** Start INFORMATION SHOWN **
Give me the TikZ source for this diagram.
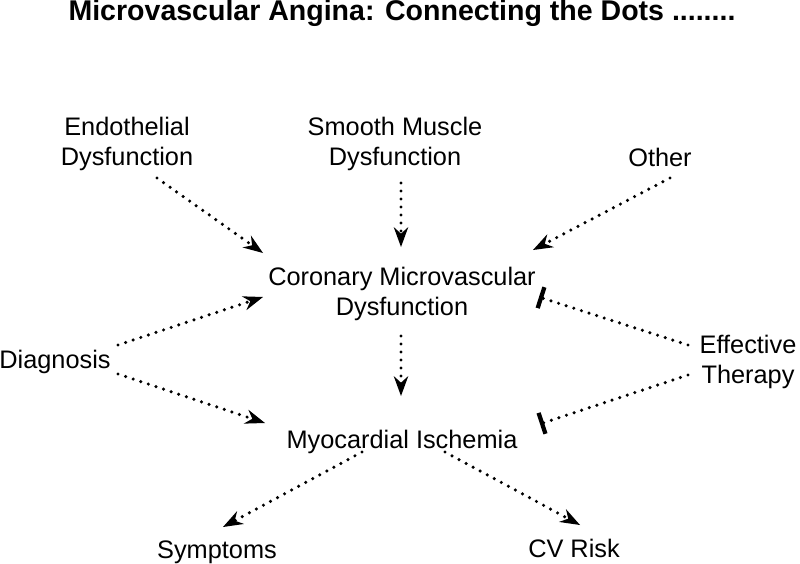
\documentclass[tikz,border=0pt]{standalone}
\usepackage{fontspec}
\setmainfont{Liberation Sans}
\usetikzlibrary{arrows.meta,calc}
\begin{document}
\begin{tikzpicture}[x=0.75pt,y=-0.75pt,
  lbl/.style={font=\fontsize{19}{22.5}\selectfont, align=center, inner sep=0pt},
  dotline/.style={line width=2.6pt, dash pattern=on 0pt off 6pt, line cap=round},
  arr/.style={dotline, -{Stealth[length=15pt,width=11pt,inset=5pt,line width=0pt]}},
  blk/.style={dotline, -{Bar[width=16.5pt,line width=3.2pt]}}]
\useasboundingbox (0,0) rectangle (800,564);
\node (title) [font=\fontsize{21.4}{25}\selectfont\bfseries, anchor=base, inner sep=0pt] at (402,21) {Microvascular Angina: Connecting the Dots ........};
\node (endo) [lbl] at (127,144) {Endothelial\\Dysfunction};
\node (smooth) [lbl] at (395,144) {Smooth Muscle\\Dysfunction};
\node (other) [lbl] at (660,157) {Other};
\node (cmd) [lbl] at (402,294) {Coronary Microvascular\\Dysfunction};
\node (diag) [lbl] at (55,362) {Diagnosis};
\node (et) [lbl] at (748,362) {Effective\\Therapy};
\node (mi) [lbl] at (402,442) {Myocardial Ischemia};
\node (sym) [lbl] at (217,552) {Symptoms};
\node (cv) [lbl] at (574,548) {CV Risk};

\draw[arr] ($(endo)+(30,34)$) -- ($(cmd)+(-139,-41)$);
\draw[arr] ($(smooth)+(6,39)$) -- ($(cmd)+(-1,-47)$);
\draw[arr] ($(other)+(10,21)$) -- ($(cmd)+(131,-44)$);
\draw[arr] ($(diag)+(63,-17)$) -- ($(cmd)+(-139,3)$);
\draw[arr] ($(diag)+(63,12)$) -- ($(mi)+(-137,-19)$);
\draw[arr] ($(cmd)+(-1,42)$) -- ($(mi)+(-1,-46)$);
\draw[blk] ($(et)+(-60,-17)$) -- ($(cmd)+(137,3)$);
\draw[blk] ($(et)+(-60,13)$) -- ($(mi)+(138,-18)$);
\draw[arr] ($(mi)+(-40,10)$) -- ($(sym)+(6,-25)$);
\draw[arr] ($(mi)+(43,10)$) -- ($(cv)+(6,-23)$);
\end{tikzpicture}
\end{document}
** End INFORMATION SHOWN **
• GIVEN PROBLEM:
Output an exact copy of the material, with the pictures removed.

• EXERCISE ANSWER:
Give me the TikZ source for this diagram.
\documentclass[tikz,border=0pt]{standalone}
\usepackage{fontspec}
\setmainfont{Liberation Sans}
\usetikzlibrary{arrows.meta,calc}
\begin{document}
\begin{tikzpicture}[x=0.75pt,y=-0.75pt,
  lbl/.style={font=\fontsize{19}{22.5}\selectfont, align=center, inner sep=0pt},
  dotline/.style={line width=2.6pt, dash pattern=on 0pt off 6pt, line cap=round},
  arr/.style={dotline, -{Stealth[length=15pt,width=11pt,inset=5pt,line width=0pt]}},
  blk/.style={dotline, -{Bar[width=16.5pt,line width=3.2pt]}}]
\useasboundingbox (0,0) rectangle (800,564);
\node (title) [font=\fontsize{21.4}{25}\selectfont\bfseries, anchor=base, inner sep=0pt] at (402,21) {Microvascular Angina: Connecting the Dots ........};
\node (endo) [lbl] at (127,144) {Endothelial\\Dysfunction};
\node (smooth) [lbl] at (395,144) {Smooth Muscle\\Dysfunction};
\node (other) [lbl] at (660,157) {Other};
\node (cmd) [lbl] at (402,294) {Coronary Microvascular\\Dysfunction};
\node (diag) [lbl] at (55,362) {Diagnosis};
\node (et) [lbl] at (748,362) {Effective\\Therapy};
\node (mi) [lbl] at (402,442) {Myocardial Ischemia};
\node (sym) [lbl] at (217,552) {Symptoms};
\node (cv) [lbl] at (574,548) {CV Risk};

\draw[arr] ($(endo)+(30,34)$) -- ($(cmd)+(-139,-41)$);
\draw[arr] ($(smooth)+(6,39)$) -- ($(cmd)+(-1,-47)$);
\draw[arr] ($(other)+(10,21)$) -- ($(cmd)+(131,-44)$);
\draw[arr] ($(diag)+(63,-17)$) -- ($(cmd)+(-139,3)$);
\draw[arr] ($(diag)+(63,12)$) -- ($(mi)+(-137,-19)$);
\draw[arr] ($(cmd)+(-1,42)$) -- ($(mi)+(-1,-46)$);
\draw[blk] ($(et)+(-60,-17)$) -- ($(cmd)+(137,3)$);
\draw[blk] ($(et)+(-60,13)$) -- ($(mi)+(138,-18)$);
\draw[arr] ($(mi)+(-40,10)$) -- ($(sym)+(6,-25)$);
\draw[arr] ($(mi)+(43,10)$) -- ($(cv)+(6,-23)$);
\end{tikzpicture}
\end{document}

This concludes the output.